Sector: Real Estate
JONES LANG LASALLE INC · Meeting: May 28, 2026
Directors FOR
11
Directors AGAINST
0
Say on Pay
FOR
Auditor
FOR
Election of the eleven Director nominees identified in the 2026 Proxy Statement
Director since 2018 with strong TSR outperformance versus peers (+126.5pp above peer median vs. 65pp threshold); no overboarding, attendance, or independence flags.
Director since 2024 (under 24 months), exempt from TSR trigger; brings deep cybersecurity and financial expertise with CPA credentials serving on the Audit and Risk Committee.
Director since 2021 with JLL's strong TSR well above peer median; holds one outside public board seat (Yiren Digital), no overboarding concern, and brings venture capital and global investment expertise.
Director since 2016 with JLL's exceptional 3-year TSR of +156.6% outperforming the peer median by +126.5pp, far exceeding the 65pp threshold for a no vote; strong finance and investment management background.
Director since 2019 with JLL's TSR far exceeding peer benchmarks; chairs the Compensation Committee and brings deep real estate finance expertise; holds two outside public board seats, within policy limits.
Non-executive Chairman since 2016 with JLL's TSR strongly outperforming peers; holds two outside public board seats (Allstate, Northern Trust), within policy limits for a non-CEO director; brings strong financial services and governance credentials.
Director since 2022 with tenure partially overlapping the strong outperformance period; no independence, attendance, or overboarding flags, and brings global reinsurance and risk management experience.
Director since 2019 with JLL's TSR far exceeding the peer median; holds one outside public board seat (Equinix), no overboarding concern, and brings critical technology and AI expertise relevant to JLL's strategy.
Director since 2022 and chairs the Audit and Risk Committee; holds three outside public board seats (ServiceNow, Booking Holdings, Hexaware), which is below the four-seat threshold that would trigger an overboarding flag; JLL's TSR far exceeds peer benchmarks.
Director since 2021 with JLL's strong TSR well above peer median; holds one outside public board seat (Franklin Covey), is a certified management accountant serving on the Audit and Risk Committee, and brings deep CFO-level financial expertise.
CEO and director since 2016; subject to the same TSR trigger as all other directors, but JLL's 3-year TSR of +156.6% outperforms the peer median by +126.5pp, far exceeding the 65pp threshold — no TSR-based flag applies.
All eleven director nominees receive a FOR vote.
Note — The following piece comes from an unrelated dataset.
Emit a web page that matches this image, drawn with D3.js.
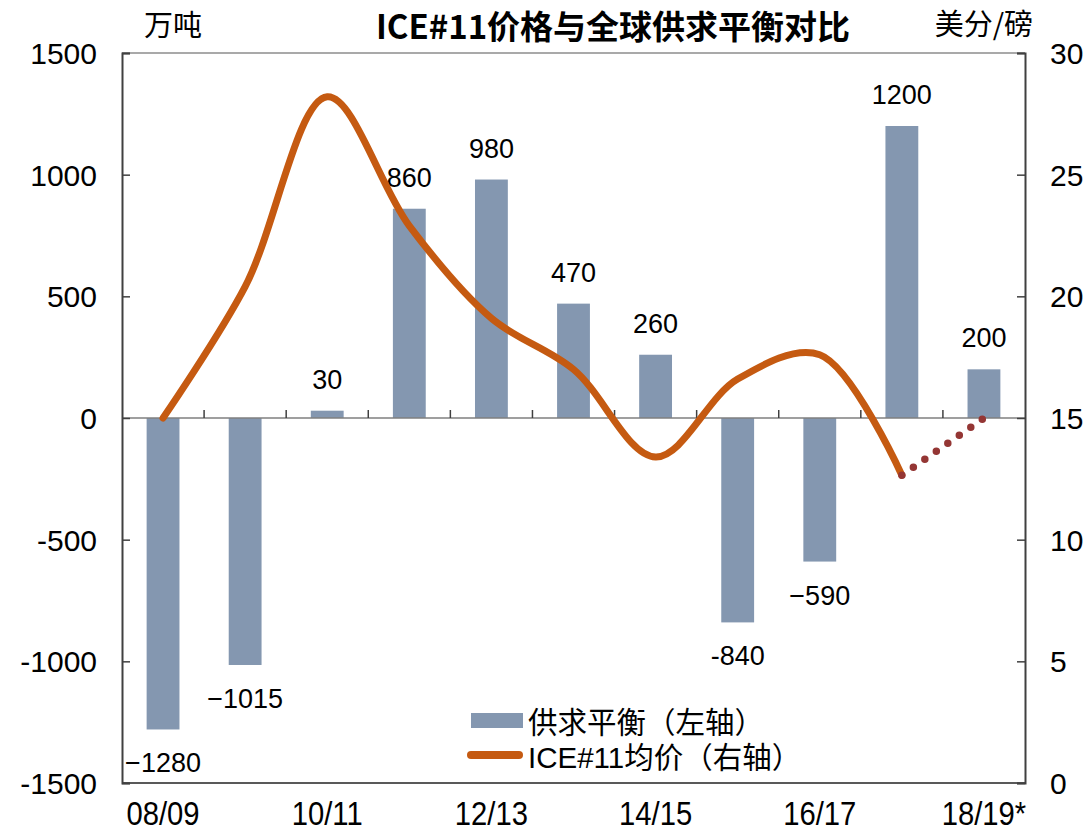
<!DOCTYPE html>
<html><head><meta charset="utf-8">
<script src="https://cdn.jsdelivr.net/npm/d3@7"></script>
<style>
body{margin:0;background:#fff;}
text{font-family:"Liberation Sans",Arial,"Noto Sans CJK SC",sans-serif;fill:#000;}
</style></head>
<body>
<svg id="chart" width="1091" height="833"></svg>
<script>
const categories = ["08/09","09/10","10/11","11/12","12/13","13/14","14/15","15/16","16/17","17/18","18/19*"];
const balance = [-1280,-1015,30,860,980,470,260,-840,-590,1200,200];
const balanceLabels = ["\u22121280","\u22121015","30","860","980","470","260","-840","\u2212590","1200","200"];
const price = [15.0,20.4,28.2,22.9,19.1,17.0,13.4,16.6,17.6,12.65];
const priceForecast = [12.65,15.0];
const leftTicks = [-1500,-1000,-500,0,500,1000,1500];
const rightTicks = [0,5,10,15,20,25,30];
const xTickLabels = ["08/09","10/11","12/13","14/15","16/17","18/19*"];
const title = "ICE#11价格与全球供求平衡对比";
const leftUnit = "万吨", rightUnit = "美分/磅";
const legendLabels = ["供求平衡（左轴）","ICE#11均价（右轴）"];

const L=122,R=1025,T=53,B=783;
const svg=d3.select("#chart");
const x=d3.scaleBand().domain(categories).range([L,R]).paddingInner(0.6).paddingOuter(0.3);
const step=(R-L)/categories.length;
const cx=c=>x(c)+x.bandwidth()/2;
const yL=d3.scaleLinear().domain([-1500,1500]).range([B,T]);
const yR=d3.scaleLinear().domain([0,30]).range([B,T]);

// bars
svg.append("g").selectAll("rect").data(balance).join("rect")
 .attr("x",(d,i)=>x(categories[i]))
 .attr("width",x.bandwidth())
 .attr("y",d=>yL(Math.max(0,d)))
 .attr("height",d=>Math.abs(yL(d)-yL(0)))
 .attr("fill","#8497B0");

// zero line with category ticks
svg.append("line").attr("x1",L).attr("x2",R).attr("y1",yL(0)).attr("y2",yL(0)).attr("stroke","#7f7f7f").attr("stroke-width",1.5);
svg.append("g").selectAll("line").data(d3.range(1,categories.length)).join("line")
 .attr("x1",i=>L+i*step).attr("x2",i=>L+i*step)
 .attr("y1",yL(0)).attr("y2",yL(0)-8).attr("stroke","#404040").attr("stroke-width",1.5);

// frame
svg.append("line").attr("x1",L).attr("x2",R).attr("y1",T).attr("y2",T).attr("stroke","#8c8c8c").attr("stroke-width",1.5);
svg.append("line").attr("x1",L).attr("x2",R).attr("y1",B).attr("y2",B).attr("stroke","#595959").attr("stroke-width",2);

// left axis
const gl=svg.append("g").attr("transform",`translate(${L},0)`)
 .call(d3.axisLeft(yL).tickValues(leftTicks).tickSize(-8).tickPadding(25).tickFormat(d=>String(d)));
gl.select(".domain").attr("stroke","#404040").attr("stroke-width",2);
gl.selectAll(".tick line").attr("stroke","#404040").attr("stroke-width",1.5);
gl.selectAll("text").attr("font-size",30).attr("font-family","Liberation Sans, Arial, sans-serif").attr("dy","0.35em");

// right axis
const gr=svg.append("g").attr("transform",`translate(${R},0)`)
 .call(d3.axisRight(yR).tickValues(rightTicks).tickSize(-8).tickPadding(25).tickFormat(d=>String(d)));
gr.select(".domain").attr("stroke","#404040").attr("stroke-width",2);
gr.selectAll(".tick line").attr("stroke","#404040").attr("stroke-width",1.5);
gr.selectAll("text").attr("font-size",30).attr("font-family","Liberation Sans, Arial, sans-serif").attr("dy","0.35em");

// x labels (condensed)
svg.append("g").selectAll("text").data(xTickLabels).join("text")
 .attr("transform",d=>`translate(${cx(d)},825) scale(0.86,1)`)
 .attr("text-anchor","middle").attr("font-size",34)
 .text(d=>d);

// bar labels
svg.append("g").selectAll("text").data(balance).join("text")
 .attr("x",(d,i)=>cx(categories[i]))
 .attr("y",d=>d>=0?yL(d)-22:yL(d)+43)
 .attr("text-anchor","middle").attr("font-size",27)
 .text((d,i)=>balanceLabels[i]);

// price line
const line=d3.line().x((d,i)=>cx(categories[i])).y(d=>yR(d)).curve(d3.curveCatmullRom.alpha(0.5));
svg.append("path").datum(price).attr("d",line).attr("fill","none")
 .attr("stroke","#C55A11").attr("stroke-width",7).attr("stroke-linecap","round").attr("stroke-linejoin","round");

// forecast dotted
const fLine=d3.line().x((d,i)=>cx(categories[9+i])).y(d=>yR(d));
svg.append("path").datum(priceForecast).attr("d",fLine).attr("fill","none")
 .attr("stroke","#943634").attr("stroke-width",7.5).attr("stroke-linecap","round")
 .attr("stroke-dasharray","0 14").attr("stroke-dashoffset",-14);

// title & units
svg.append("text").attr("x",613).attr("y",39).attr("text-anchor","middle").attr("font-size",33).attr("font-weight","bold")
 .style("font-family","'Noto Sans CJK SC','Liberation Sans',sans-serif").text(title);
svg.append("text").attr("x",144).attr("y",36).attr("font-size",29).style("font-family","'Noto Sans CJK SC',sans-serif").text(leftUnit);
svg.append("text").attr("x",1033).attr("y",35).attr("text-anchor","end").attr("font-size",29).style("font-family","'Noto Sans CJK SC',sans-serif").text(rightUnit);

// legend
const lg=svg.append("g");
lg.append("rect").attr("x",471).attr("y",713).attr("width",52).attr("height",15).attr("fill","#8497B0");
lg.append("line").attr("x1",471).attr("x2",519).attr("y1",755).attr("y2",755).attr("stroke","#C55A11").attr("stroke-width",8).attr("stroke-linecap","round");
lg.append("text").attr("x",528).attr("y",733).attr("font-size",29.5).style("font-family","'Noto Sans CJK SC',sans-serif").text(legendLabels[0]);
lg.append("text").attr("x",528).attr("y",768).attr("font-size",29.5).style("font-family","'Liberation Sans','Noto Sans CJK SC',sans-serif").text(legendLabels[1]);
</script>
</body></html>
JLL's 3-year total shareholder return of +156.6% outperforms the company-disclosed peer group median by +126.5 percentage points, far exceeding the 65-point threshold required to trigger a no vote for strong-positive-TSR companies. No directors are overboarded, attendance was strong (all directors attended at least 94% of meetings), all non-executive directors are independent, and the board discloses a clear skills matrix. Susan Gore joined in 2024 and is exempt from the TSR trigger under the 24-month new-director rule.
CEO
Christian Ulbrich
Total Comp
$14,675,352
Prior Support
80%%
CEO total compensation of approximately $14.7 million is within a reasonable range for a CEO of a $16.4 billion global professional services firm, and the pay program is heavily weighted toward variable performance-based pay — the proxy discloses that 93% of target CEO compensation is performance-based, with only 7% in fixed salary, well above the 50-60% variable pay threshold required by policy. The company's incentive plan uses meaningful long-term metrics including adjusted earnings per share, free cash flow conversion, and relative total shareholder return versus the S&P 500, and the 2023-2025 performance stock awards vested at 110.1% of target reflecting genuine outperformance. Prior year say-on-pay support was 80%, above the 70% threshold that would require a no vote absent remediation, and JLL maintains a robust clawback policy that was expanded in 2026 to cover ethics violations — no policy flags are triggered.
Auditor
KPMG LLP
Tenure
N/A
Audit Fees
$6,792,000
Non-Audit Fees
$583,000
Non-audit fees (audit-related fees of $384,000 plus tax fees of $199,000, totaling $583,000) represent approximately 8.6% of audit fees ($6,792,000), well below the 50% threshold that would raise independence concerns. KPMG's tenure is not explicitly disclosed in the proxy, so the tenure trigger does not fire per policy. KPMG is a Big 4 firm appropriate for a company of JLL's size and complexity.
JLL's 2026 annual meeting ballot presents a clean governance picture: all eleven director nominees receive a FOR vote driven by exceptional 3-year total shareholder return of +156.6% that outperforms the company's own peer group median by over 126 percentage points. The say-on-pay program earns a FOR vote based on a heavily performance-weighted pay structure (93% variable for the CEO), meaningful long-term metrics, and prior-year shareholder support of 80%; auditor ratification of KPMG is also supported as non-audit fees represent only 8.6% of audit fees, well below the independence threshold.